Como contrapartida, las más grandes eran Fernanda Toccalino y Mara Abaca, que tenían 25 y 29 y se mezclaban con chicos que tenían menos de 15 y se trataban como pares. “A esa edad yo encontré mi lugar y me sentía de igual a igual con Mariana que tenía 14. Y veinte años después nos seguimos viendo y compartiendo”, destaca Mara.

La experiencia fue movilizadora para todos: “Yo era un pibe de 18 años que estaba laburando todo el día vestido de trajecito y acá encontraba libertad. Una vez vinieron unos squatters de Rosario y vine a abrirles la puerta en mocasines y pantalón blanco, y me preguntaron si los okupas de acá se vestían así… y yo tenía que explicarles que venía de laburar. Después al estar tantas horas acá, terminé dejando el laburo. Uno se encontraba con uno mismo, y eso me llevó a hacer murga y teatro, cosas que jamás me hubiese imaginado”, relata Pierre.

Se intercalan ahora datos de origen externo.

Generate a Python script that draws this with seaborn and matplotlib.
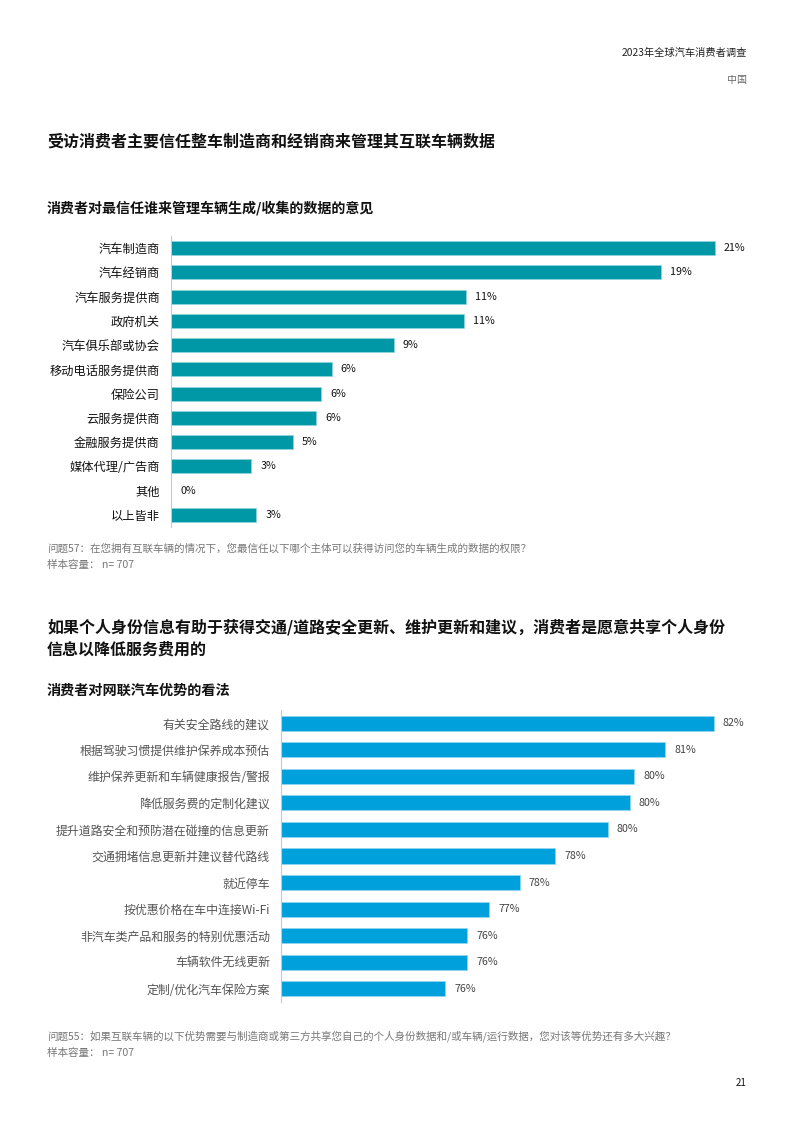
import matplotlib
matplotlib.use("Agg")
import matplotlib.pyplot as plt
import seaborn as sns
import pandas as pd

# Donnees - graphique 1
trust_cats = ["汽车制造商", "汽车经销商", "汽车服务提供商", "政府机关", "汽车俱乐部或协会",
              "移动电话服务提供商", "保险公司", "云服务提供商", "金融服务提供商",
              "媒体代理/广告商", "其他", "以上皆非"]
trust_vals = [21.0, 18.9, 11.4, 11.3, 8.6, 6.2, 5.8, 5.6, 4.7, 3.1, 0.0, 3.3]

# Donnees - graphique 2
benefit_cats = ["有关安全路线的建议", "根据驾驶习惯提供维护保养成本预估", "维护保养更新和车辆健康报告/警报",
                "降低服务费的定制化建议", "提升道路安全和预防潜在碰撞的信息更新", "交通拥堵信息更新并建议替代路线",
                "就近停车", "按优惠价格在车中连接Wi-Fi", "非汽车类产品和服务的特别优惠活动",
                "车辆软件无线更新", "定制/优化汽车保险方案"]
benefit_vals = [82.0, 80.9, 80.2, 80.1, 79.6, 78.4, 77.6, 76.9, 76.4, 76.4, 75.9]

TEAL = "#0097a7"
BLUE = "#00a0dc"
W, H = 793, 1122

sns.set_style("white")
plt.rcParams['font.family'] = ['Noto Sans CJK SC', 'DejaVu Sans']

fig = plt.figure(figsize=(W / 100, H / 100), dpi=100)


def fy(px):
    return 1 - px / H


def make_axes(x0, x1, y0, y1):
    return fig.add_axes([x0 / W, 1 - y1 / H, (x1 - x0) / W, (y1 - y0) / H])


def style_ax(ax, xlim, lab_color, pad, size):
    ax.set_xlim(*xlim)
    ax.set_xlabel("")
    ax.set_ylabel("")
    ax.set_xticks([])
    for s in ["top", "right", "bottom"]:
        ax.spines[s].set_visible(False)
    ax.spines["left"].set_color("#c8c8c8")
    ax.spines["left"].set_linewidth(0.8)
    ax.tick_params(axis="y", length=0, pad=pad, labelsize=size, labelcolor=lab_color)


# En-tete
fig.text(747 / W, fy(53), "2023年全球汽车消费者调查", ha="right", va="center", fontsize=7.4, color="#222222")
fig.text(747 / W, fy(80), "中国", ha="right", va="center", fontsize=7.2, color="#666666")

# Graphique 1
fig.text(47 / W, fy(142), "受访消费者主要信任整车制造商和经销商来管理其互联车辆数据",
         ha="left", va="center", fontsize=11.5, fontweight="bold", color="#111111")
fig.text(47 / W, fy(208), "消费者对最信任谁来管理车辆生成/收集的数据的意见",
         ha="left", va="center", fontsize=10.1, fontweight="bold", color="#111111")

df1 = pd.DataFrame({"cat": trust_cats, "val": trust_vals})
ax1 = make_axes(171, 747, 236, 527)
sns.barplot(data=df1, x="val", y="cat", color=TEAL, width=0.58, saturation=1,
            edgecolor="#8fd3dc", linewidth=0.6, ax=ax1)
style_ax(ax1, (0, 576 / 25.9), "#111111", 8, 8.8)
ax1.bar_label(ax1.containers[0], labels=[f"{v:.0f}%" for v in trust_vals],
              padding=6.5, fontsize=7.7, color="#111111", fontweight="medium")

fig.text(47 / W, fy(548), "问题57：在您拥有互联车辆的情况下，您最信任以下哪个主体可以获得访问您的车辆生成的数据的权限？",
         ha="left", va="center", fontsize=7.6, color="#777777")
fig.text(47 / W, fy(565), "样本容量： n= 707", ha="left", va="center", fontsize=7.6, color="#777777")

# Graphique 2
fig.text(47 / W, fy(627), "如果个人身份信息有助于获得交通/道路安全更新、维护更新和建议，消费者是愿意共享个人身份",
         ha="left", va="center", fontsize=11.5, fontweight="bold", color="#111111")
fig.text(47 / W, fy(650), "信息以降低服务费用的",
         ha="left", va="center", fontsize=11.5, fontweight="bold", color="#111111")
fig.text(47 / W, fy(691), "消费者对网联汽车优势的看法",
         ha="left", va="center", fontsize=10.2, fontweight="bold", color="#111111")

df2 = pd.DataFrame({"cat": benefit_cats, "val": benefit_vals})
ax2 = make_axes(281, 747, 710, 1002)
sns.barplot(data=df2, x="val", y="cat", color=BLUE, width=0.57, saturation=1,
            edgecolor="#8fd6f0", linewidth=0.6, ax=ax2)
style_ax(ax2, (72.17, 72.17 + 466 / 44), "#555555", 8, 8.6)
ax2.bar_label(ax2.containers[0], labels=[f"{v:.0f}%" for v in benefit_vals],
              padding=6.5, fontsize=7.7, color="#444444")

fig.text(47 / W, fy(1036), "问题55：如果互联车辆的以下优势需要与制造商或第三方共享您自己的个人身份数据和/或车辆/运行数据，您对该等优势还有多大兴趣？",
         ha="left", va="center", fontsize=7.6, color="#777777")
fig.text(47 / W, fy(1053), "样本容量： n= 707", ha="left", va="center", fontsize=7.6, color="#777777")

fig.text(747 / W, fy(1083), "21", ha="right", va="center", fontsize=7, color="#111111")

fig.savefig("out.png", dpi=100, facecolor="white")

La multiplicación no solo fue de niños, sino también de proyectos porque de allí nacieron La Sasasa, la huerta comunitaria La Higuera, el Boga Boga, El Berretín, el Espacio Ubú, grupos de teatro, la actividad circense, incluso “que muchas compañeras fueran a estudiar Trabajo Social o Psicología porque el lugar le cambió el punto de vista a mucha gente”, asegura Pierre.

Fin de ciclo

Allá por 2005 casi todo el grupo originario del CEJ decidió que había una etapa cumplida y se fue. Hubo algunas diferencias personales con los que siguieron adelante que hoy los protagonistas no niegan, pero tampoco tiene sentido entrar en detalles. También sucedió que todos eran más grandes y empezaban a aparecer diferentes obligaciones, como la necesidad de sostener un hogar y una familia. Incluso búsquedas personales de estudio y formación por fuera de esas cuatro paredes.

Cuando se hizo el traspaso generacional donde muchos decidimos irnos, la gente que quedó no tuvo la capacidad del primer grupo que era el semillero, con esa energía fuerte”, asegura Pierre. El lugar pasó a tener otras perspectivas en otro contexto histórico (ya no era el tiempo de los cinco presidentes en una semana), pero “cuando se institucionalizó, el lugar murió, hasta lo prendieron fuego”, lamenta Arias en referencia a aquella fatídica madrugada de agosto del 2009 que dejó inutilizable al galpón durante muchos años.

La institución no son las paredes, sino las personas. Yo transité todos los días durante cinco años este lugar por las personas que había en ese momento y lo que creía que podía hacer con esas personas. Después se libera el lugar”, reflexiona Donatti. Y la Pulga agrega: “Hubo un choque y contradicción con lo que nosotros generamos y lo que sucedió después, no está en discusión si está bien o mal, sino que era diferente”.

“Nuestro Mayo Francés”

A veinte años de aquel inicio, se redimensiona la mirada sobre lo que significó el CEJ para una generación de esta ciudad: “Fue una experiencia extraordinaria y de vanguardia, porque mucho de lo que proyectamos en aquel tiempo son los temas que hoy están en debate. Hace 18 años pensamos que además de generar cultura teníamos que trabajar la tierra, o el rol protagónico que teníamos las mujeres. El okupa reviste de anarquía, de esa que tiene la intencionalidad de generar un mundo mejor desde la generación de cosas y movimientos. No fue un okupa para bardear, sino para romper con las estructuras establecidas para darle entidad a lo que se venía gestando”, analiza Brandoni.

No tuvo antecedentes ni réplica posterior”, sostiene Alurralde, y la Pulga refuerza: “Había un análisis crítico de la sociedad, queríamos que todo sea de otra manera y el canal fue la cuestión artística”. Poéticamente, el Polo cierra la idea: “Fue nuestro Mayo Francés que duró cinco años”.